Now, I understand that there are some stories that are bigger than others. At the top of the page ("above the fold" in computer terms), there are five or six main stories that draw your attention right away. And most of the information I'm talking about is "below the fold" when your scroll down some. However, I feel like the website tries to look like the front page of the paper. You got headlines, followed by the first paragraph of the story. And that adds up to a
lot of text.
This crowding has two effects on me as a reader.
First, I get distracted from the headline, which is what I want to read first. If I don't care about the headline, then I just skip over it. The sites I'm talking about don't let you skip over it - they foist half the story onto the page anyways, making you read it.
This brings me to my second point. The long blurb crowds the page, and makes all the other text smaller.

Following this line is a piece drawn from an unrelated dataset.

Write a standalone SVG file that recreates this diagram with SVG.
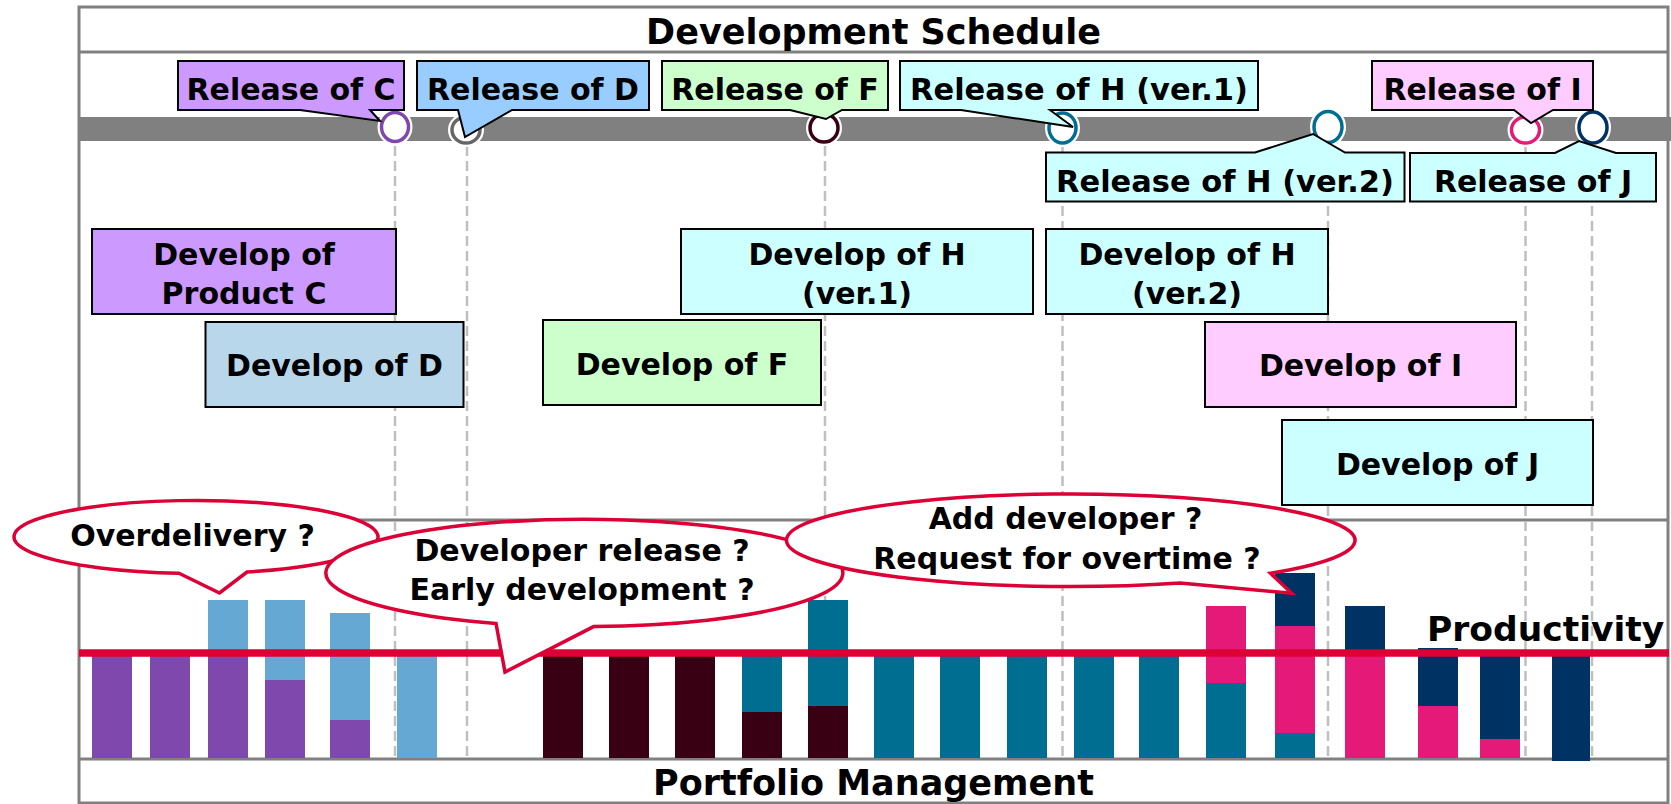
<svg xmlns="http://www.w3.org/2000/svg" width="1671" height="804" viewBox="0 0 1671 804">
  <style>
    text { font-family: "DejaVu Sans", Verdana, sans-serif; font-weight: bold; fill: #000; text-anchor: middle; }
    .t30 { font-size: 30px; }
    .t35 { font-size: 35px; }
    .frame { fill: none; stroke: #808080; stroke-width: 3; }
    .box { stroke: #000; stroke-width: 2; }
    .guide { fill: none; stroke: #BFBFBF; stroke-width: 2.5; stroke-dasharray: 10 5; }
    .halo { fill: #fff; stroke: #fff; stroke-width: 8; }
    .ring { fill: #fff; stroke-width: 3.5; }
    .bubble { fill: #fff; stroke: #DC0036; stroke-width: 3.5; stroke-linejoin: miter; }
    .purple { fill: #7F48AC; }
    .lblue { fill: #66A8D4; }
    .maroon { fill: #380012; }
    .teal { fill: #006E90; }
    .pink { fill: #E41978; }
    .navy { fill: #003264; }
  </style>

  <rect width="1671" height="804" fill="#fff"/>

  <!-- frame: title band, schedule area, chart area, footer band -->
  <g id="frame">
    <rect class="frame" x="79" y="7" width="1589" height="796"/>
    <line class="frame" x1="79" y1="52" x2="1668" y2="52"/>
    <line class="frame" x1="79" y1="520" x2="1668" y2="520"/>
    <line class="frame" x1="79" y1="759" x2="1668" y2="759"/>
    <text class="t35" x="873.5" y="44">Development Schedule</text>
    <text class="t35" x="873.5" y="795">Portfolio Management</text>
  </g>

  <!-- timeline bar -->
  <rect id="timeline" x="79" y="117" width="1592" height="24" fill="#808080"/>

  <!-- dashed guides from each release point down to the chart -->
  <g id="connectors">
    <line class="guide" x1="395" y1="146" x2="395" y2="758"/>
    <line class="guide" x1="467" y1="146" x2="467" y2="758"/>
    <line class="guide" x1="825" y1="146" x2="825" y2="758"/>
    <line class="guide" x1="1062.5" y1="146" x2="1062.5" y2="758"/>
    <line class="guide" x1="1328" y1="146" x2="1328" y2="758"/>
    <line class="guide" x1="1525.5" y1="146" x2="1525.5" y2="758"/>
    <line class="guide" x1="1592" y1="146" x2="1592" y2="758"/>
  </g>

  <!-- release milestones -->
  <g id="milestones">
    <g id="ms-c"><ellipse class="halo" cx="395" cy="127" rx="13.5" ry="14.5"/><ellipse class="ring" cx="395" cy="127" rx="13.5" ry="14.5" stroke="#7F48AC"/></g>
    <g id="ms-d"><ellipse class="halo" cx="466" cy="130" rx="14" ry="13"/><ellipse class="ring" cx="466" cy="130" rx="14" ry="13" stroke="#666666"/></g>
    <g id="ms-f"><ellipse class="halo" cx="824" cy="128" rx="14" ry="14"/><ellipse class="ring" cx="824" cy="128" rx="14" ry="14" stroke="#380012"/></g>
    <g id="ms-h1"><ellipse class="halo" cx="1062.5" cy="128" rx="13.5" ry="15"/><ellipse class="ring" cx="1062.5" cy="128" rx="13.5" ry="15" stroke="#006E90"/></g>
    <g id="ms-h2"><ellipse class="halo" cx="1328" cy="127" rx="14" ry="15.5"/><ellipse class="ring" cx="1328" cy="127" rx="14" ry="15.5" stroke="#006E90"/></g>
    <g id="ms-i"><ellipse class="halo" cx="1525.5" cy="130" rx="14" ry="13"/><ellipse class="ring" cx="1525.5" cy="130" rx="14" ry="13" stroke="#E41978"/></g>
    <g id="ms-j"><ellipse class="halo" cx="1593" cy="127.5" rx="14" ry="15.5"/><ellipse class="ring" cx="1593" cy="127.5" rx="14" ry="15.5" stroke="#003264"/></g>
  </g>

  <!-- release callouts -->
  <g id="release-c">
    <path class="box" fill="#CC99FF" d="M178 61 H404 V110 H370 L380 121 L300 110 H178 Z"/>
    <text class="t30" x="291" y="100">Release of C</text>
  </g>
  <g id="release-d">
    <path class="box" fill="#99CCFF" d="M417 61 H649 V110 H512 L465 137 L458 110 H417 Z"/>
    <text class="t30" x="533" y="100">Release of D</text>
  </g>
  <g id="release-f">
    <path class="box" fill="#CCFFCC" d="M662 61 H888 V110 H842 L826 119 L790 110 H662 Z"/>
    <text class="t30" x="775" y="100">Release of F</text>
  </g>
  <g id="release-h1">
    <path class="box" fill="#CCFFFF" d="M900 61 H1258 V110 H1050 L1073 127 L961 110 H900 Z"/>
    <text class="t30" x="1079" y="100" textLength="338" lengthAdjust="spacingAndGlyphs">Release of H (ver.1)</text>
  </g>
  <g id="release-i">
    <path class="box" fill="#FFCCFF" d="M1372 61 H1593 V110 H1553 L1531 123 L1514 110 H1372 Z"/>
    <text class="t30" x="1482.5" y="100">Release of I</text>
  </g>
  <g id="release-h2">
    <path class="box" fill="#CCFFFF" d="M1046 152.5 H1255 L1313 134 L1345 152.5 H1404.5 V201.5 H1046 Z"/>
    <text class="t30" x="1225" y="191.5" textLength="338" lengthAdjust="spacingAndGlyphs">Release of H (ver.2)</text>
  </g>
  <g id="release-j">
    <path class="box" fill="#CCFFFF" d="M1410 153 H1555 L1579 141 L1616 153 H1656 V201.5 H1410 Z"/>
    <text class="t30" x="1533" y="191.5">Release of J</text>
  </g>

  <!-- development tasks -->
  <g id="dev-c">
    <rect class="box" fill="#CC99FF" x="92" y="229" width="304" height="85"/>
    <text class="t30" x="244" y="265">Develop of</text>
    <text class="t30" x="244" y="304">Product C</text>
  </g>
  <g id="dev-d">
    <rect class="box" fill="#B9D7EA" x="205.5" y="322" width="258" height="85"/>
    <text class="t30" x="334.5" y="376">Develop of D</text>
  </g>
  <g id="dev-f">
    <rect class="box" fill="#CCFFCC" x="543" y="320" width="278" height="85"/>
    <text class="t30" x="682" y="375">Develop of F</text>
  </g>
  <g id="dev-h1">
    <rect class="box" fill="#CCFFFF" x="681" y="229" width="352" height="85"/>
    <text class="t30" x="857" y="265">Develop of H</text>
    <text class="t30" x="857" y="304">(ver.1)</text>
  </g>
  <g id="dev-h2">
    <rect class="box" fill="#CCFFFF" x="1046" y="229" width="282" height="85"/>
    <text class="t30" x="1187" y="265">Develop of H</text>
    <text class="t30" x="1187" y="304">(ver.2)</text>
  </g>
  <g id="dev-i">
    <rect class="box" fill="#FFCCFF" x="1205" y="322" width="311" height="85"/>
    <text class="t30" x="1360.5" y="376">Develop of I</text>
  </g>
  <g id="dev-j">
    <rect class="box" fill="#CCFFFF" x="1282" y="420" width="311" height="85"/>
    <text class="t30" x="1437.5" y="475">Develop of J</text>
  </g>

  <!-- stacked workload bars -->
  <g id="bars">
    <rect class="purple" x="92" y="653" width="40" height="105"/>
    <rect class="purple" x="150" y="653" width="40" height="105"/>
    <rect class="lblue" x="208" y="600" width="40" height="53"/>
    <rect class="purple" x="208" y="653" width="40" height="105"/>
    <rect class="lblue" x="265" y="600" width="40" height="80"/>
    <rect class="purple" x="265" y="680" width="40" height="78"/>
    <rect class="lblue" x="330" y="613" width="40" height="107"/>
    <rect class="purple" x="330" y="720" width="40" height="38"/>
    <rect class="lblue" x="397" y="653" width="40" height="105"/>
    <rect class="maroon" x="543" y="653" width="40" height="105"/>
    <rect class="maroon" x="609" y="653" width="40" height="105"/>
    <rect class="maroon" x="675" y="653" width="40" height="105"/>
    <rect class="teal" x="742" y="653" width="40" height="59"/>
    <rect class="maroon" x="742" y="712" width="40" height="46"/>
    <rect class="teal" x="808" y="600" width="40" height="106"/>
    <rect class="maroon" x="808" y="706" width="40" height="52"/>
    <rect class="teal" x="874" y="653" width="40" height="105"/>
    <rect class="teal" x="940" y="653" width="40" height="105"/>
    <rect class="teal" x="1007" y="653" width="40" height="105"/>
    <rect class="teal" x="1074" y="653" width="40" height="105"/>
    <rect class="teal" x="1139" y="653" width="40" height="105"/>
    <rect class="pink" x="1206" y="606" width="40" height="77"/>
    <rect class="teal" x="1206" y="683" width="40" height="75"/>
    <rect class="navy" x="1275" y="573" width="40" height="53"/>
    <rect class="pink" x="1275" y="626" width="40" height="107"/>
    <rect class="teal" x="1275" y="733" width="40" height="25"/>
    <rect class="navy" x="1345" y="606" width="40" height="47"/>
    <rect class="pink" x="1345" y="653" width="40" height="105"/>
    <rect class="navy" x="1418" y="648" width="40" height="58"/>
    <rect class="pink" x="1418" y="706" width="40" height="52"/>
    <rect class="navy" x="1480" y="653" width="40" height="86"/>
    <rect class="pink" x="1480" y="739" width="40" height="19"/>
    <rect class="navy" x="1552" y="653" width="38" height="108"/>
  </g>

  <!-- productivity level -->
  <g id="productivity">
    <line x1="79" y1="653" x2="1669" y2="653" stroke="#DD0035" stroke-width="7.5"/>
    <text x="1427" y="641" style="text-anchor: start; font-size: 34.5px">Productivity</text>
  </g>

  <!-- question bubbles -->
  <g id="bubble-overdelivery">
    <path class="bubble" d="M179 573.3 L219.5 593 L247 572 A182 36.5 0 1 0 179 573.3 Z"/>
    <text class="t30" x="192.5" y="546">Overdelivery ?</text>
  </g>
  <g id="bubble-release">
    <path class="bubble" d="M496 623.4 L505 672 L593.6 626.6 A258.5 53.7 0 1 0 496 623.4 Z"/>
    <text class="t30" x="582" y="561">Developer release ?</text>
    <text class="t30" x="582" y="600">Early development ?</text>
  </g>
  <g id="bubble-add">
    <path class="bubble" d="M1180 583 L1291.7 593.3 L1270.5 573.2 A284.3 46.3 0 1 0 1180 583 Z"/>
    <text class="t30" x="1065.5" y="529">Add developer ?</text>
    <text class="t30" x="1067" y="569">Request for overtime ?</text>
  </g>
</svg>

And the instinct is to lean in to the computer screen to read smaller text. This has adverse effects on my eyes, and my head. As you lean in closer to the screen, your eyes just start to hurt.
What the newspaper companies need to figure out is that web text is different from print text. A newspaper does not generate light, it only reflects light into your eye. A computer screen, on the other hand, generates lots of little light waves that shoot off in all directions. The closer your eyes are to the screen, the more of these light waves hit your eye. This causes eye strain, brain overload, and in general, me quickly closing my web browser.
In contrast, I love the
Washington Post's website because they take away the subtext. There's only a few words beneath the headlines, which can now be in bold font, which I can read from across the room. Which is what I ask for, when I'm scanning a page to see what stories I do and do not want to read.
More news sites should follow the Post's lead, and make the website and the newspaper two different entities.